Summary

Artwork entitled 'No', created in 2014 by Melbourne-based Iranian refugee, Saki Eghbal. It is part of 'Attache Case', a collective artwork co-ordinated by Peter Burke in 2015. The painting depicts a person's arm having broken the chain from the cuffs around the wrist.

Saki described the work as her way of saying 'NO to injustice.NO to disappointment.NO to despair' because as she states, it is 'Part of the reality of life is hardship.' Her work asks, 'Why do we keep going like everything is OK?' Saki is almost entirely a self-taught artist. She started oil painting when she was in Syria during the war. Saki came to Australia and her artworks were shown in an exhibition of artworks from the detention centre. She found herself drawn not to methods of illustration, but to personal expression. Saki also created the artwork entitled 'Dream' (HT56009.34) which is also included in this collection.

This collective artwork, entitled 'Attache Case' (HT56009), was created by Melbourne artist, curator and lecturer Peter Burke in 2015 as part of an international touring art installation, 'Low-Cost Diplomatic Bag', auspiced by the Spanish Embassy, and curated by Nilo Casares and ArtEx Madrid. It travelled to the Spanish Embassies in five countries, including Australia, in 2015-2016 (one venue included Immigration Museum, Melbourne). 'Attache Case' is comprised of a re-purposed doctor's medical case which opens to reveal small drawers containing 41 individuals' miniature artworks representing 21 refugees from Afghanistan, Vietnam, Poland, Colombia, Sri Lanka, Iran, Egypt and Iraq.

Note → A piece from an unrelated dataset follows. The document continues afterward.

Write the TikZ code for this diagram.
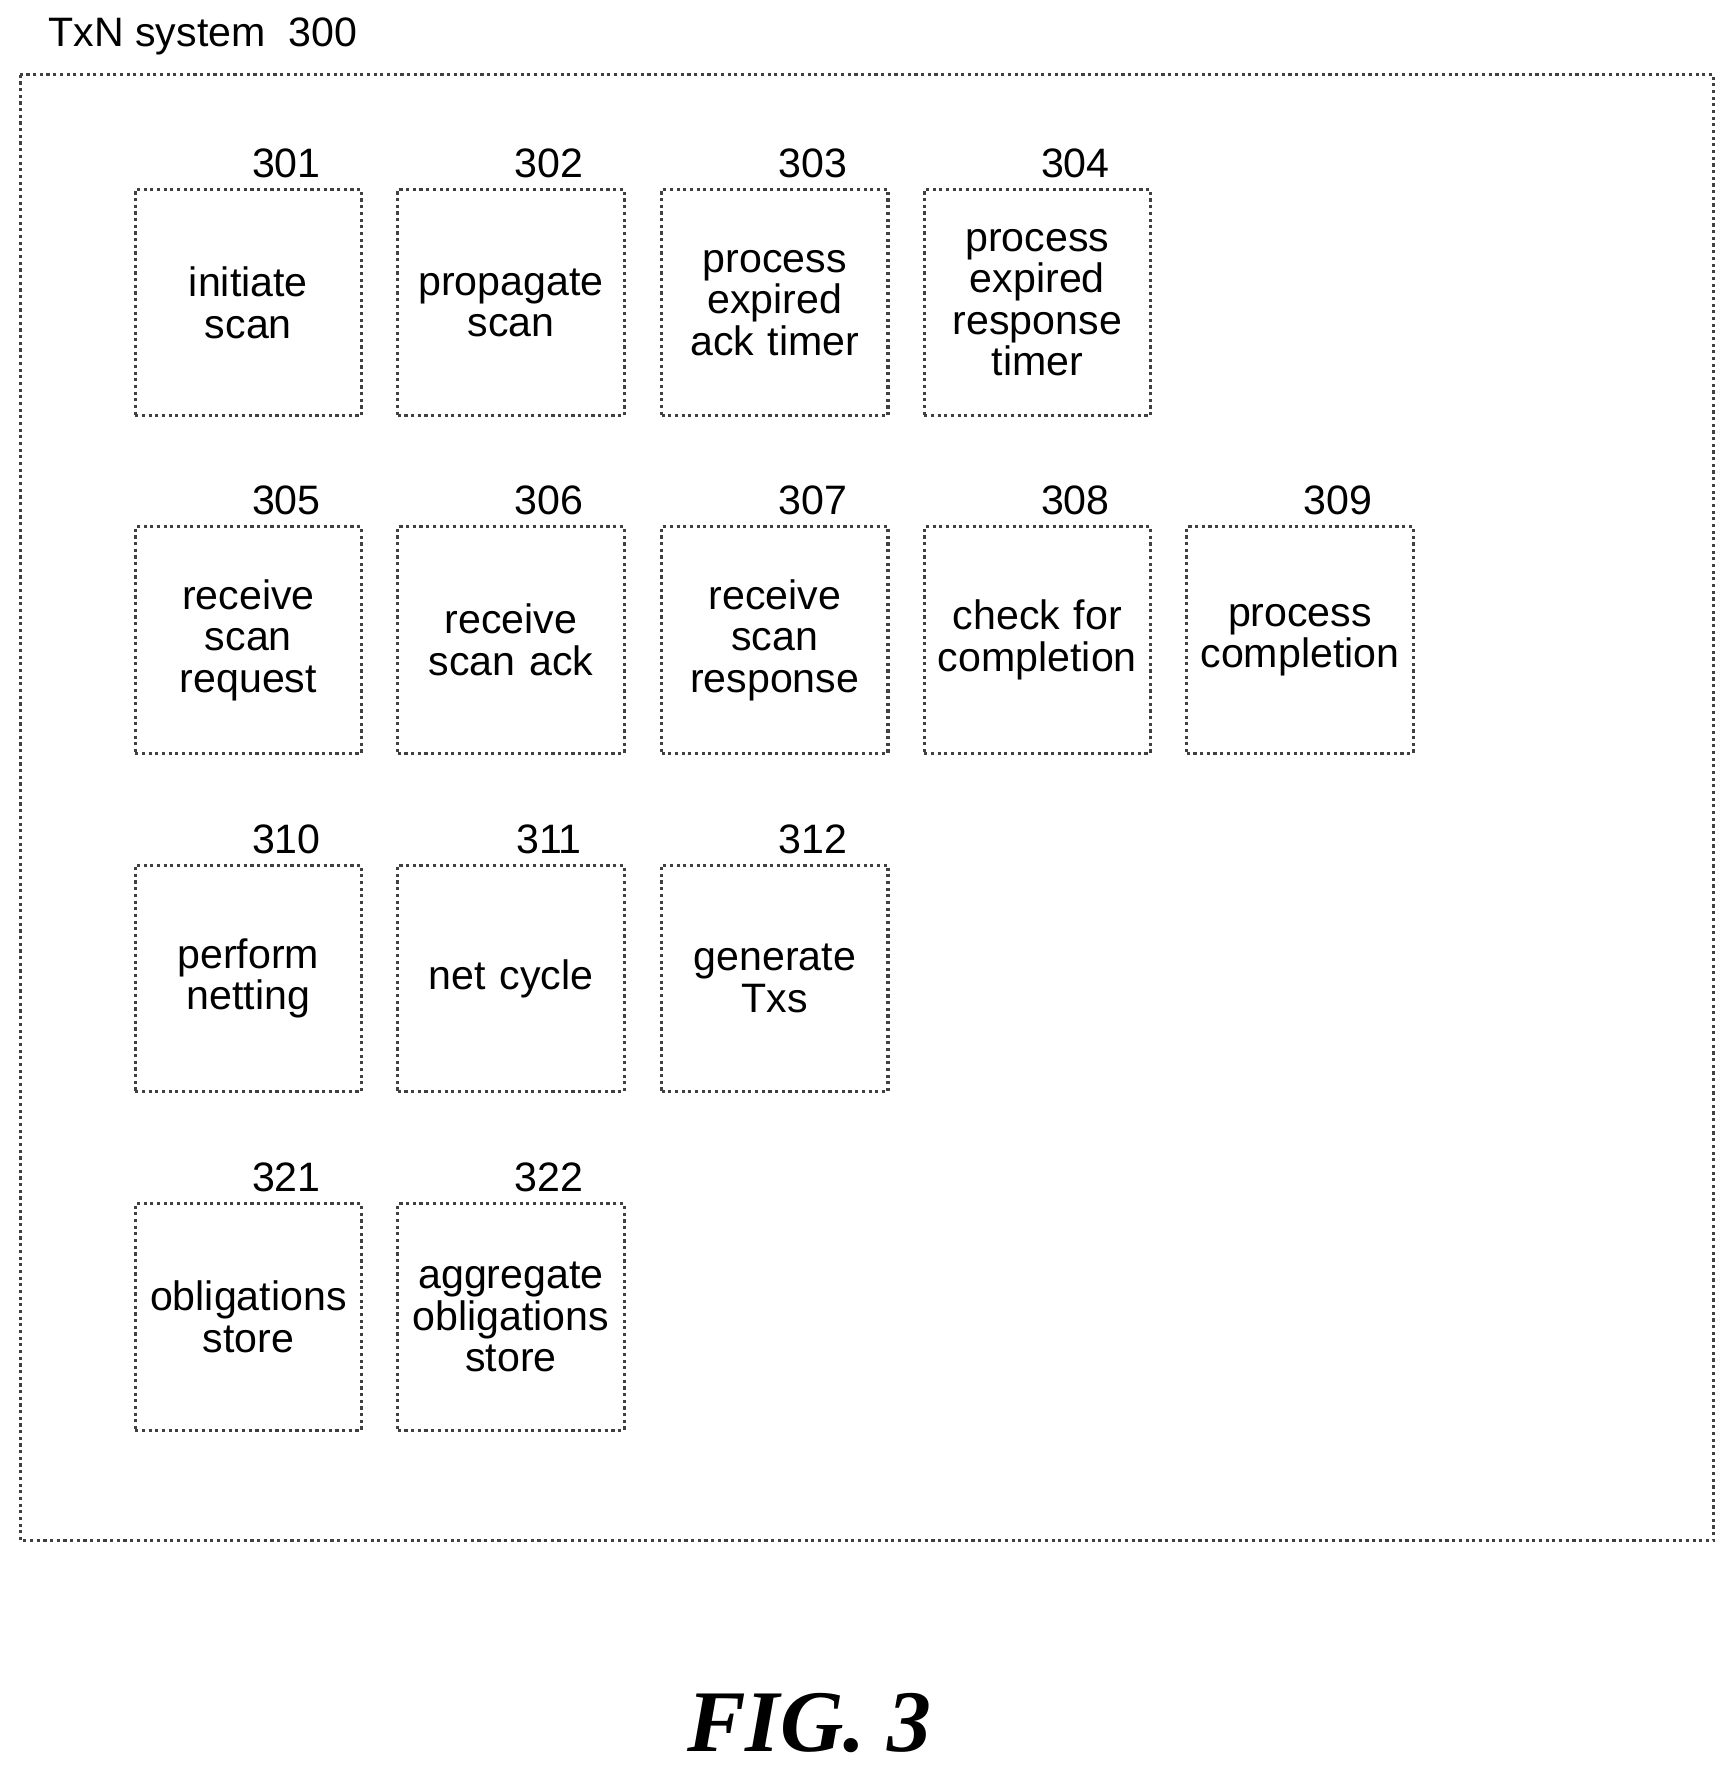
\documentclass[tikz,border=0pt]{standalone}
\usepackage{fontspec}
\setmainfont{Liberation Sans}
\newfontfamily\figfont{Liberation Serif}
\begin{document}
\begin{tikzpicture}[x=0.01132cm,y=-0.01132cm,
  bx/.style={draw=black!75,densely dotted,line width=0.9pt,minimum width=200*0.01132cm,minimum height=200*0.01132cm,anchor=north west,inner sep=0pt,align=center,font=\fontsize{11.7}{11.8}\selectfont,text width=190*0.01132cm},
  num/.style={font=\fontsize{11.7}{14}\selectfont,anchor=south}]
\useasboundingbox (0,0) rectangle (1530,1564.5);
\node[font=\fontsize{11.7}{14}\selectfont,anchor=west] (title) at (32,32) {TxN system\ \ 300};
\draw[black!75,densely dotted,line width=0.9pt] (18,66) rectangle (1514,1361);
\newcommand\B[5]{\node[bx] (b#3) at (#1,#2) {#4};\node[num] (n#3) at (#1+135,#2+2) {#3};}
\B{118}{166}{301}{initiate\\scan}{}
\B{350}{166}{302}{propagate\\scan}{}
\B{583}{166}{303}{process\\expired\\ack timer}{}
\B{815}{166}{304}{process\\expired\\response\\timer}{}
\B{118}{464}{305}{receive\\scan\\request}{}
\B{350}{464}{306}{receive\\scan ack}{}
\B{583}{464}{307}{receive\\scan\\response}{}
\B{815}{464}{308}{check for\\completion}{}
\B{1047}{464}{309}{process\\completion}{}
\B{118}{763}{310}{perform\\netting}{}
\B{350}{763}{311}{net cycle}{}
\B{583}{763}{312}{generate\\Txs}{}
\B{118}{1062}{321}{obligations\\store}{}
\B{350}{1062}{322}{aggregate\\obligations\\store}{}
\node[font=\figfont\bfseries\itshape\fontsize{25}{28}\selectfont] (fig) at (715,1522) {FIG. 3};
\end{tikzpicture}
\end{document}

The artworks inside the case are acrylic and oil paintings and collage works on canvas board and copper. Many artworks have handwritten descriptions on paper by the artists on the reverse. The collection also includes a video about the project by César Espada produced in 2015.

Physical Description

Acrylic & oil on canvas board.

Significance

'Attache Case' is a collective artwork created in 2015 in response to an invitation by artist, Peter Burke, to a number of asylum seekers and refugees in Melbourne to express their experience visually. The refugees and asylum seekers (some in detention at the time of the project) who produced the artworks came from diverse countries including Afghanistan, Vietnam, Poland, Hungary, Colombia, Sri Lanka, Iran, Egypt and Iraq. They explore diverse themes relating to detainment, immigration, border security policies, bureaucracy, and mental health.

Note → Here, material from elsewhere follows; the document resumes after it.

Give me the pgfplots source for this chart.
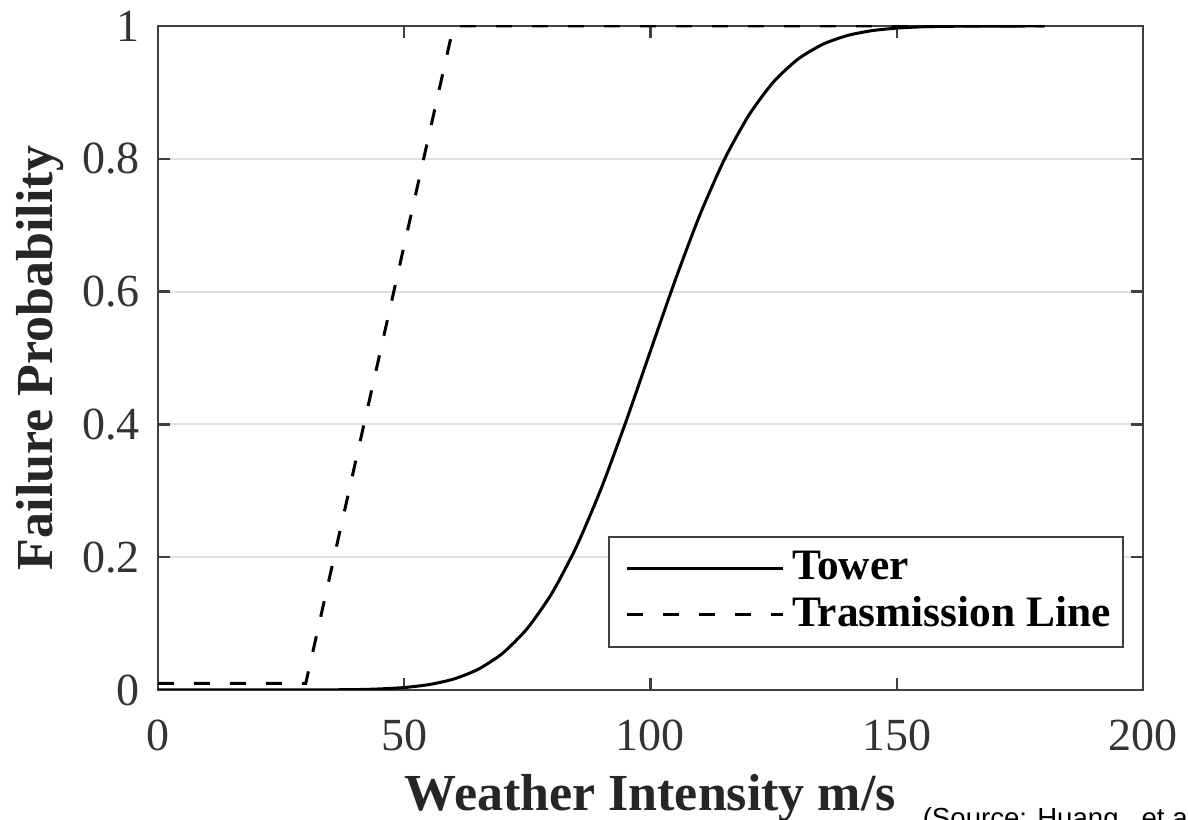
\documentclass[border=0pt]{standalone}
\usepackage{fontspec}
\setmainfont{Liberation Serif}
\newfontfamily\srcfont{Liberation Sans}
\usepackage{pgfplots}
\pgfplotsset{compat=1.18}

\begin{document}
\begin{tikzpicture}
\begin{axis}[
    name=ax,
    scale only axis,
    width=246.25pt, height=166pt,
    xmin=0, xmax=200,
    ymin=0, ymax=1,
    xtick={0,50,100,150,200},
    ytick={0,0.2,0.4,0.6,0.8,1},
    tick align=inside,
    xtick pos=both, ytick pos=both,
    major tick length=3pt,
    ymajorgrids,
    grid style={black!12, line width=0.5pt},
    axis line style={black!75, line width=0.7pt},
    tick style={black!75, line width=0.6pt},
    /pgf/number format/assume math mode=true,
    ticklabel style={font=\fontsize{11.5}{13}\selectfont, text=black!80},
    xticklabel style={yshift=-4pt},
    yticklabel style={xshift=-1pt},
    every axis x label/.style={at={(axis description cs:0.5,0)}, anchor=center, yshift=-27pt,
        font=\fontsize{13}{15}\selectfont\bfseries, text=black!85},
    every axis y label/.style={at={(axis description cs:0,0.5)}, anchor=center, rotate=90, yshift=29.5pt,
        font=\fontsize{13}{15}\selectfont\bfseries, text=black!85},
    xlabel={Weather Intensity m/s},
    ylabel={Failure Probability},
    legend style={at={(0.9807,0.0633)}, anchor=south east,
        draw=black!75, line width=0.6pt,
        font=\fontsize{10.85}{12}\selectfont\bfseries,
        inner xsep=1pt, inner ysep=2pt,
        nodes={inner ysep=1.45pt}},
    legend cell align=left,
    legend image code/.code={\path (-3pt,0pt); \draw[#1] (0pt,0pt) -- (39pt,0pt);},
]

% Tower
\addplot[black, line width=0.75pt, smooth, tension=0.4] coordinates {
    (0,0) (30,0.0001) (40,0.0006) (45,0.0016) (50,0.0037) (55,0.0081) (60,0.0164)
    (65,0.0311) (70,0.0554) (75,0.0928) (80,0.1459) (85,0.2165) (90,0.3037)
    (95,0.4039) (100,0.5108) (105,0.6168) (110,0.715) (115,0.799)
    (120,0.866) (125,0.916) (130,0.9504) (135,0.9725) (140,0.9857)
    (145,0.993) (150,0.9968) (155,0.9987) (160,0.9995) (170,0.9999) (180,1)
};

% Trasmission Line
\addplot[black, line width=0.75pt, dash pattern=on 4pt off 5pt] coordinates {
    (0,0.01) (30,0.01) (60,1) (180,1)
};

\legend{Tower, Trasmission Line}
\end{axis}

\node[anchor=base west, inner sep=0, font=\srcfont\fontsize{6.9}{8}\selectfont]
    at ([xshift=191pt, yshift=-34.5pt]ax.south west) {(Source: Huang,\ \ et al};

\pgfresetboundingbox
\path[use as bounding box] ([xshift=-39.5pt,yshift=-32.5pt]ax.south west)
    rectangle ([xshift=11.25pt,yshift=6.5pt]ax.north east);
\end{tikzpicture}
\end{document}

The artists convey thoughts and feelings about freedom, opprtunities, life in Australia, resettlement, optimism, despair, grief, hope, fear and anger and the consequences of living in limbo. These refugee and asylum seeker's voices, concerns, and personal perspectives are not often publicly expressed and more often manipulated by media and politics or silenced in their community.

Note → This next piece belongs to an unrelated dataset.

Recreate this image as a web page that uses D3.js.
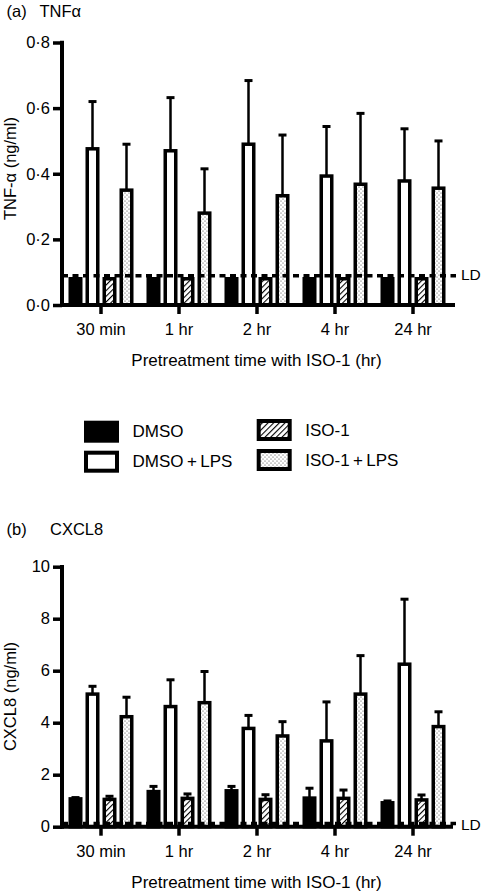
<!DOCTYPE html>
<html><head><meta charset="utf-8">
<script src="https://cdn.jsdelivr.net/npm/d3@7"></script>
<style>
body{margin:0;background:#fff}
svg text{font-family:"Liberation Sans",Arial,Helvetica,sans-serif;fill:#000}
</style>
</head><body><svg id="c" width="490" height="895"></svg>
<script>
// ---------- data ----------
const groups = ["30 min", "1 hr", "2 hr", "4 hr", "24 hr"];
const series = ["DMSO", "DMSO + LPS", "ISO-1", "ISO-1 + LPS"];

// Panel (a) TNF-alpha (ng/ml): means and upper error (SEM)
const tnfDMSO       = [0.08, 0.08, 0.08, 0.08, 0.08];
const tnfDMSOLPS    = [0.476, 0.47, 0.49, 0.393, 0.378];
const tnfDMSOLPSerr = [0.144, 0.162, 0.194, 0.151, 0.159];
const tnfISO        = [0.08, 0.08, 0.08, 0.08, 0.08];
const tnfISOLPS     = [0.35, 0.28, 0.333, 0.368, 0.356];
const tnfISOLPSerr  = [0.14, 0.135, 0.185, 0.216, 0.144];
const tnfTicks      = [0, 0.2, 0.4, 0.6, 0.8];
const tnfLD         = 0.089;

// Panel (b) CXCL8 (ng/ml)
const cxDMSO        = [1.07, 1.35, 1.38, 1.1, 0.92];
const cxDMSOerr     = [0.05, 0.2, 0.17, 0.38, 0.07];
const cxDMSOLPS     = [5.1, 4.62, 3.78, 3.3, 6.25];
const cxDMSOLPSerr  = [0.3, 1.03, 0.5, 1.5, 2.5];
const cxISO         = [1.05, 1.09, 1.05, 1.09, 1.03];
const cxISOerr      = [0.12, 0.17, 0.18, 0.32, 0.19];
const cxISOLPS      = [4.23, 4.77, 3.49, 5.1, 3.85];
const cxISOLPSerr   = [0.75, 1.2, 0.55, 1.48, 0.57];
const cxTicks       = [0, 2, 4, 6, 8, 10];
const cxLD          = 0.12;

// ---------- drawing ----------
const svg = d3.select("#c");
svg.append("rect").attr("width", 490).attr("height", 895).attr("fill", "#fff");

const defs = svg.append("defs");
const hatch = defs.append("pattern").attr("id", "hatch").attr("patternUnits", "userSpaceOnUse")
  .attr("width", 4).attr("height", 4).attr("patternTransform", "rotate(45)");
hatch.append("rect").attr("width", 4).attr("height", 4).attr("fill", "#fff");
hatch.append("line").attr("x1", 0).attr("y1", 0).attr("x2", 0).attr("y2", 4)
  .attr("stroke", "#000").attr("stroke-width", 2.2);
const dots = defs.append("pattern").attr("id", "dots").attr("patternUnits", "userSpaceOnUse")
  .attr("width", 4).attr("height", 4);
dots.append("rect").attr("width", 4).attr("height", 4).attr("fill", "#fff");
dots.append("circle").attr("cx", 1).attr("cy", 1).attr("r", 0.55).attr("fill", "#333");
dots.append("circle").attr("cx", 3).attr("cy", 3).attr("r", 0.55).attr("fill", "#333");

const fills = { "DMSO": "#000", "DMSO + LPS": "#fff", "ISO-1": "url(#hatch)", "ISO-1 + LPS": "url(#dots)" };
const FONT = "16.5px";

function panel(cfg) {
  const g = svg.append("g");
  const x0 = d3.scaleBand().domain(groups).range([62, 452]);
  const x1 = d3.scaleBand().domain(series).range([0, x0.bandwidth()]).paddingInner(0.382).paddingOuter(0.485);
  const y = d3.scaleLinear().domain(cfg.domain).range(cfg.range);

  const rows = [];
  groups.forEach((gr, i) => {
    series.forEach((s, j) => {
      const v = cfg.vals[j][i];
      const e = cfg.errs[j] ? cfg.errs[j][i] : null;
      rows.push({ gr, s, v, e });
    });
  });

  // error bars
  const eb = g.selectAll("g.eb").data(rows.filter(d => d.e != null)).join("g");
  eb.append("line")
    .attr("x1", d => x0(d.gr) + x1(d.s) + x1.bandwidth() / 2)
    .attr("x2", d => x0(d.gr) + x1(d.s) + x1.bandwidth() / 2)
    .attr("y1", d => y(d.v)).attr("y2", d => y(d.v + d.e))
    .attr("stroke", "#000").attr("stroke-width", 2.5);
  eb.append("line")
    .attr("x1", d => x0(d.gr) + x1(d.s) + x1.bandwidth() / 2 - 4)
    .attr("x2", d => x0(d.gr) + x1(d.s) + x1.bandwidth() / 2 + 4)
    .attr("y1", d => y(d.v + d.e)).attr("y2", d => y(d.v + d.e))
    .attr("stroke", "#000").attr("stroke-width", 3);

  // bars
  g.selectAll("rect.bar").data(rows).join("rect")
    .attr("x", d => x0(d.gr) + x1(d.s))
    .attr("width", x1.bandwidth())
    .attr("y", d => y(d.v))
    .attr("height", d => y(0) - y(d.v))
    .attr("fill", d => fills[d.s])
    .attr("stroke", "#000").attr("stroke-width", 3.5);

  // LD dashed line
  g.append("line").attr("x1", 62).attr("x2", 456)
    .attr("y1", y(cfg.ld)).attr("y2", y(cfg.ld))
    .attr("stroke", "#000").attr("stroke-width", 3.5).attr("stroke-dasharray", "6,4.5");
  g.append("text").attr("x", 461).attr("y", cfg.ldY).attr("font-size", "15.5px").text("LD");

  // y axis
  const ya = g.append("g").attr("transform", "translate(62,0)")
    .call(d3.axisLeft(y).tickValues(cfg.ticks).tickSize(9).tickPadding(3).tickFormat(cfg.fmt));
  ya.select(".domain").remove();
  ya.selectAll(".tick line").attr("stroke", "#000").attr("stroke-width", 3.5);
  ya.selectAll(".tick text").attr("font-size", FONT).attr("font-family", null);
  g.append("line").attr("x1", 62).attr("x2", 62).attr("y1", y(cfg.domain[1]) - 1.75).attr("y2", y(0) + 2)
    .attr("stroke", "#000").attr("stroke-width", 4);

  // x axis
  const xa = g.append("g").attr("transform", `translate(0,${y(0)})`)
    .call(d3.axisBottom(x0).tickSize(9).tickPadding(0).tickSizeOuter(0));
  xa.select(".domain").remove();
  xa.selectAll(".tick line").attr("stroke", "#000").attr("stroke-width", 3.5);
  xa.selectAll(".tick text").attr("font-size", FONT).attr("font-family", null)
    .attr("dy", null).attr("y", 30);
  g.append("line").attr("x1", 60).attr("x2", cfg.xEnd).attr("y1", y(0)).attr("y2", y(0))
    .attr("stroke", "#000").attr("stroke-width", 4);

  g.append("text").attr("x", 256.5).attr("y", y(0) + 61).attr("text-anchor", "middle")
    .attr("font-size", "17px").text("Pretreatment time with ISO-1 (hr)");
  g.append("text").attr("transform", `translate(15.5,${cfg.yTitleY}) rotate(-90)`)
    .attr("text-anchor", "middle").attr("font-size", "16.5px").text(cfg.yTitle);

  g.append("text").attr("x", 6.5).attr("y", cfg.titleY).attr("font-size", "16.5px").text(cfg.tag);
  g.append("text").attr("x", cfg.titleX).attr("y", cfg.titleY).attr("font-size", "16.5px").text(cfg.title);
}

const dot = v => d3.format(".1f")(v).replace(".", "·");

panel({
  domain: [0, 0.8], range: [305, 42.5], ticks: tnfTicks, fmt: dot,
  vals: [tnfDMSO, tnfDMSOLPS, tnfISO, tnfISOLPS],
  errs: [null, tnfDMSOLPSerr, null, tnfISOLPSerr],
  ld: tnfLD, ldY: 279.5, xEnd: 455,
  yTitle: "TNF-α (ng/ml)", yTitleY: 168.5,
  tag: "(a)", title: "TNFα", titleX: 39.5, titleY: 17
});

panel({
  domain: [0, 10], range: [826.7, 566.7], ticks: cxTicks, fmt: d3.format("d"),
  vals: [cxDMSO, cxDMSOLPS, cxISO, cxISOLPS],
  errs: [cxDMSOerr, cxDMSOLPSerr, cxISOerr, cxISOLPSerr],
  ld: cxLD, ldY: 829.5, xEnd: 453,
  yTitle: "CXCL8 (ng/ml)", yTitleY: 696.5,
  tag: "(b)", title: "CXCL8", titleX: 50, titleY: 535
});

// legend
const legend = svg.append("g");
const legPos = [
  { s: "DMSO", x: 86, y: 422.7 },
  { s: "DMSO + LPS", x: 86, y: 452.7 },
  { s: "ISO-1", x: 258.7, y: 421 },
  { s: "ISO-1 + LPS", x: 258.7, y: 451 }
];
legPos.forEach(p => {
  legend.append("rect").attr("x", p.x).attr("y", p.y).attr("width", 31).attr("height", 18)
    .attr("fill", fills[p.s]).attr("stroke", "#000").attr("stroke-width", 4);
  legend.append("text").attr("x", p.x + 46.5).attr("y", p.y + 14.5).attr("font-size", "17px")
    .text(p.s.replace(" + ", "\u2009+\u2009"));
});
</script>
</body></html>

This complex artwork contains a diversity of cultures, genders, experiences, artistic styles, and responses. The oil and acrylic paintings are objects rich with symbolic meaning - both as a part of a luggage item reminiscent of the migrant experience, as well as a traveller's borderless container (representing migration, diplomacy, policy and bureaucracy) of voices that speak to the issues that are at the heart of the asylum seeker situation and debate.